ブレーキ操作時には、自動的にシフトダウンする「ステップダウンシフト制御」が作動する。この技術は、コーナリング時でもエンジン回転が落ちないような制御を自動で行ってくれるため、これまでのCVTのように、「ラバーバンドフィーリング」(エンジン回転が先に上昇し、車体の加速が遅れる)を味わうシーンはほとんどない。メーターの燃費計は18km/L台後半の数字を表示し続けていた。

高速道路上では、標準装備の安全運転支援システム「ホンダセンシング」の自動追従機能を試した。
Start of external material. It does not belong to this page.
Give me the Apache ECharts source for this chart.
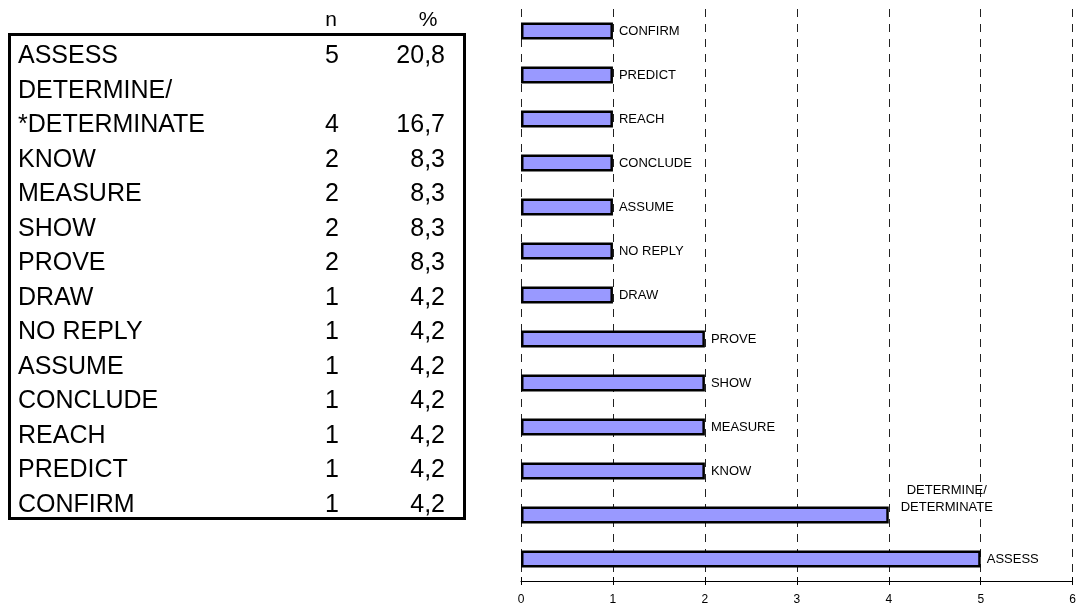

こちらは、ステアリングポスト右側のスイッチで機能をオンにするのだが、ホンダ車ではまず、「MAIN」と書かれたボタンを押したのちに「SET」ボタンやレーンアシストのボタンを押す2段階式になっている。当初はMAINスイッチを最初に押す必要があることが分からず、説明書を読むことで初めて気がついた。他メーカーではワンボタン操作でスタートするものが多く、このあたりの操作の統一化が早く行われればいいのに、と思った瞬間だった。

  • ホンダ新型「N-WGN」のハンドル

    自動追従機能をオンにする際、最初に「MAIN」ボタンを押すというのは若干、分かりにくかった

自動追従やレーンキープの動作自体は自然で、違和感は全くない。渋滞時には、自動停止後3秒以内であれば、先行車が走り出すのに合わせて自動で発進してくれる。この渋滞時追従機能、N-BOXには付いていないため、N-WGNの売りとなっているのだが、残念ながら(?)試乗時は交通状況が良好で、渋滞に遭遇しなかったため試さずじまいになってしまった。